* **SET TASK**:
Everything in the data should be repeated exactly, save for the images.

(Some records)
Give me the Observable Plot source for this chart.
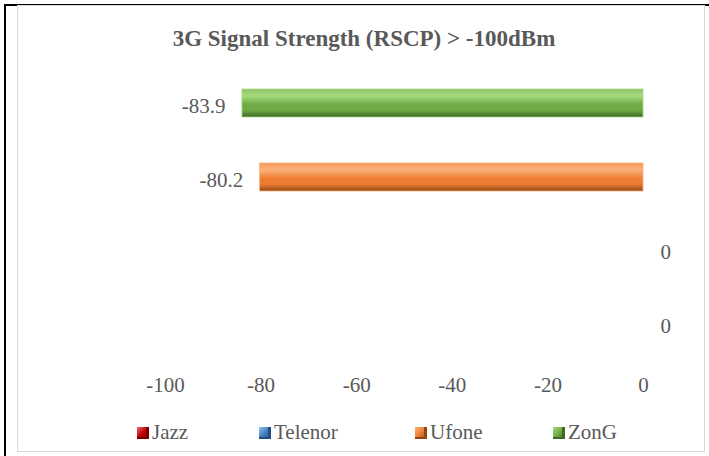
<!DOCTYPE html>
<html>
<head>
<meta charset="utf-8">
<script src="https://cdn.jsdelivr.net/npm/d3@7"></script>
<script src="https://cdn.jsdelivr.net/npm/@observablehq/plot@0.6"></script>
<style>
  html, body { margin: 0; padding: 0; background: #fff; }
  #wrap { position: relative; width: 709px; height: 456px; overflow: hidden; background: #fff; font-family: "Liberation Serif", serif; color: #595959; }
  .blk-left { position: absolute; left: 4px; top: 4px; width: 2px; height: 452px; background: #000; }
  .blk-top { position: absolute; left: 4px; top: 4px; width: 705px; height: 2px; background: #000; }
  .frame { position: absolute; left: 17px; top: 5px; width: 686px; height: 445px; border: 1.5px solid #d9d9d9; }
  #title { position: absolute; left: 0; top: 26px; width: 728px; text-align: center; font-size: 23px; font-weight: bold; color: #595959; white-space: nowrap; }
  #chart { position: absolute; left: 0; top: 60px; }
  #legend { position: absolute; top: 420px; left: 0; width: 709px; height: 26px; font-size: 21px; }
  .item { position: absolute; top: 0; display: flex; align-items: center; white-space: nowrap; }
  .sw { width: 12px; height: 12px; margin-right: 3px; box-sizing: border-box; }
</style>
</head>
<body>
<div id="wrap">
  <div class="blk-left"></div>
  <div class="blk-top"></div>
  <div class="frame"></div>
  <div id="title">3G Signal Strength (RSCP) &gt; -100dBm</div>
  <div id="chart"></div>
  <div id="legend"></div>
</div>
<script>
// ---- data ----
const operators = ["ZonG", "Ufone", "Telenor", "Jazz"];   // top to bottom
const rscp = [-83.9, -80.2, 0, 0];
const legendOrder = ["Jazz", "Telenor", "Ufone", "ZonG"];
const xTicks = [-100, -80, -60, -40, -20, 0];
const shades = {
  Jazz:    ["#d64545", "#e86a6a", "#c00000", "#7a0000"],
  Telenor: ["#7aa7d8", "#9cc2ea", "#3f7fc2", "#24507f"],
  Ufone:   ["#f39a5c", "#fbb07a", "#ed7d31", "#8f4714"],
  ZonG:    ["#8ec467", "#a6da7e", "#6eab45", "#3e6827"]
};

const data = operators.map((op, i) => ({op, value: rscp[i], grad: `url(#grad-${op})`}));

const plot = Plot.plot({
  width: 709,
  height: 350,
  marginLeft: 165,
  marginRight: 66,
  marginTop: 6,
  marginBottom: 48,
  style: {fontFamily: "Liberation Serif, serif", fontSize: "21px", color: "#595959", background: "transparent"},
  x: {domain: [-100, 0], label: null},
  y: {domain: operators, paddingInner: 0.622, paddingOuter: 0.31, axis: null},
  marks: [
    Plot.barX(data, {y: "op", x1: 0, x2: "value", fill: "grad", stroke: d => shades[d.op][1], strokeWidth: 0.8}),
    Plot.text(data.filter(d => d.value < 0), {y: "op", x: "value", text: d => String(d.value), textAnchor: "end", dx: -17, dy: 2.5, fill: "#595959"}),
    Plot.text(data.filter(d => d.value >= 0), {y: "op", x: "value", text: d => String(d.value), textAnchor: "start", dx: 17, dy: 1, fill: "#595959"}),
    Plot.axisX({ticks: xTicks, tickSize: 0, tickPadding: 15, tickFormat: d => String(d), fill: "#595959", fontSize: 21, label: null})
  ]
});

// gradient definitions for the beveled bars
const svg = d3.select(plot);
const defs = svg.insert("defs", ":first-child");
for (const op of operators) {
  const s = shades[op];
  const g = defs.append("linearGradient").attr("id", `grad-${op}`).attr("x1", 0).attr("y1", 0).attr("x2", 0).attr("y2", 1);
  [[0, s[0]], [0.25, s[1]], [0.55, s[2]], [0.75, s[2]], [1, s[3]]]
    .forEach(([o, c]) => g.append("stop").attr("offset", o).attr("stop-color", c));
}
document.getElementById("chart").appendChild(plot);

// legend
const legendX = [137, 259, 415, 553];
const legend = document.getElementById("legend");
legendOrder.forEach((op, i) => {
  const item = document.createElement("div");
  item.className = "item";
  item.style.left = legendX[i] + "px";
  const sw = document.createElement("div");
  sw.className = "sw";
  const s = shades[op];
  sw.style.background = `linear-gradient(135deg, ${s[1]} 0%, ${s[2]} 50%, ${s[3]} 100%)`;
  sw.style.boxShadow = `inset -3px 0 0 ${s[3]}, inset 0 -2px 0 ${s[3]}`;
  const label = document.createElement("span");
  label.textContent = op;
  item.appendChild(sw);
  item.appendChild(label);
  legend.appendChild(item);
});
</script>
</body>
</html>
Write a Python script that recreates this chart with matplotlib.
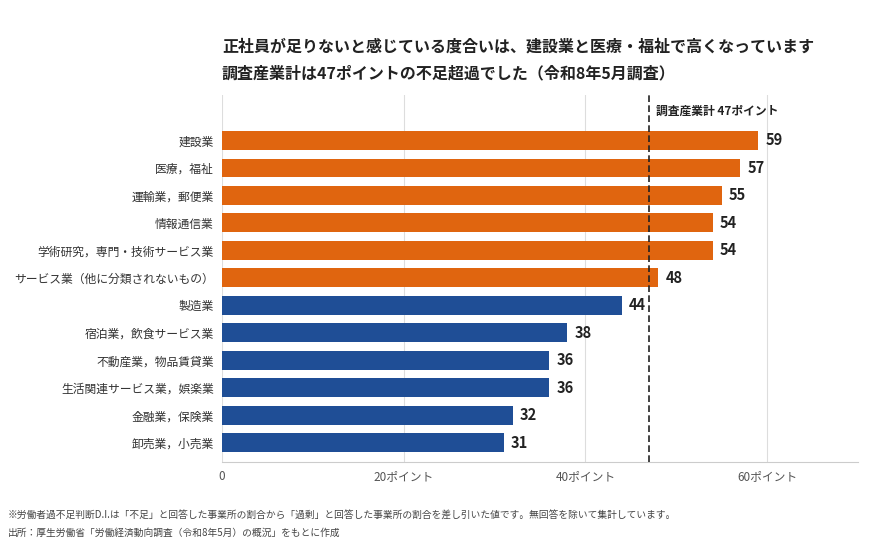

* **ANSWER IN FULL**:
Give me the Observable Plot source for this chart.
<!DOCTYPE html>
<html>
<head>
<meta charset="utf-8">
<script src="https://cdn.jsdelivr.net/npm/d3@7"></script>
<script src="https://cdn.jsdelivr.net/npm/@observablehq/plot@0.6"></script>
<style>
  html, body { margin: 0; padding: 0; background: #fff; }
  #wrap { position: relative; width: 709px; height: 456px; overflow: hidden; background: #fff; font-family: "Liberation Serif", serif; color: #595959; }
  .blk-left { position: absolute; left: 4px; top: 4px; width: 2px; height: 452px; background: #000; }
  .blk-top { position: absolute; left: 4px; top: 4px; width: 705px; height: 2px; background: #000; }
  .frame { position: absolute; left: 17px; top: 5px; width: 686px; height: 445px; border: 1.5px solid #d9d9d9; }
  #title { position: absolute; left: 0; top: 26px; width: 728px; text-align: center; font-size: 23px; font-weight: bold; color: #595959; white-space: nowrap; }
  #chart { position: absolute; left: 0; top: 60px; }
  #legend { position: absolute; top: 420px; left: 0; width: 709px; height: 26px; font-size: 21px; }
  .item { position: absolute; top: 0; display: flex; align-items: center; white-space: nowrap; }
  .sw { width: 12px; height: 12px; margin-right: 3px; box-sizing: border-box; }
</style>
</head>
<body>
<div id="wrap">
  <div class="blk-left"></div>
  <div class="blk-top"></div>
  <div class="frame"></div>
  <div id="title">3G Signal Strength (RSCP) &gt; -100dBm</div>
  <div id="chart"></div>
  <div id="legend"></div>
</div>
<script>
// ---- data ----
const operators = ["ZonG", "Ufone", "Telenor", "Jazz"];   // top to bottom
const rscp = [-83.9, -80.2, 0, 0];
const legendOrder = ["Jazz", "Telenor", "Ufone", "ZonG"];
const xTicks = [-100, -80, -60, -40, -20, 0];
const shades = {
  Jazz:    ["#d64545", "#e86a6a", "#c00000", "#7a0000"],
  Telenor: ["#7aa7d8", "#9cc2ea", "#3f7fc2", "#24507f"],
  Ufone:   ["#f39a5c", "#fbb07a", "#ed7d31", "#8f4714"],
  ZonG:    ["#8ec467", "#a6da7e", "#6eab45", "#3e6827"]
};

const data = operators.map((op, i) => ({op, value: rscp[i], grad: `url(#grad-${op})`}));

const plot = Plot.plot({
  width: 709,
  height: 350,
  marginLeft: 165,
  marginRight: 66,
  marginTop: 6,
  marginBottom: 48,
  style: {fontFamily: "Liberation Serif, serif", fontSize: "21px", color: "#595959", background: "transparent"},
  x: {domain: [-100, 0], label: null},
  y: {domain: operators, paddingInner: 0.622, paddingOuter: 0.31, axis: null},
  marks: [
    Plot.barX(data, {y: "op", x1: 0, x2: "value", fill: "grad", stroke: d => shades[d.op][1], strokeWidth: 0.8}),
    Plot.text(data.filter(d => d.value < 0), {y: "op", x: "value", text: d => String(d.value), textAnchor: "end", dx: -17, dy: 2.5, fill: "#595959"}),
    Plot.text(data.filter(d => d.value >= 0), {y: "op", x: "value", text: d => String(d.value), textAnchor: "start", dx: 17, dy: 1, fill: "#595959"}),
    Plot.axisX({ticks: xTicks, tickSize: 0, tickPadding: 15, tickFormat: d => String(d), fill: "#595959", fontSize: 21, label: null})
  ]
});

// gradient definitions for the beveled bars
const svg = d3.select(plot);
const defs = svg.insert("defs", ":first-child");
for (const op of operators) {
  const s = shades[op];
  const g = defs.append("linearGradient").attr("id", `grad-${op}`).attr("x1", 0).attr("y1", 0).attr("x2", 0).attr("y2", 1);
  [[0, s[0]], [0.25, s[1]], [0.55, s[2]], [0.75, s[2]], [1, s[3]]]
    .forEach(([o, c]) => g.append("stop").attr("offset", o).attr("stop-color", c));
}
document.getElementById("chart").appendChild(plot);

// legend
const legendX = [137, 259, 415, 553];
const legend = document.getElementById("legend");
legendOrder.forEach((op, i) => {
  const item = document.createElement("div");
  item.className = "item";
  item.style.left = legendX[i] + "px";
  const sw = document.createElement("div");
  sw.className = "sw";
  const s = shades[op];
  sw.style.background = `linear-gradient(135deg, ${s[1]} 0%, ${s[2]} 50%, ${s[3]} 100%)`;
  sw.style.boxShadow = `inset -3px 0 0 ${s[3]}, inset 0 -2px 0 ${s[3]}`;
  const label = document.createElement("span");
  label.textContent = op;
  item.appendChild(sw);
  item.appendChild(label);
  legend.appendChild(item);
});
</script>
</body>
</html>
Write a Python script that recreates this chart with matplotlib.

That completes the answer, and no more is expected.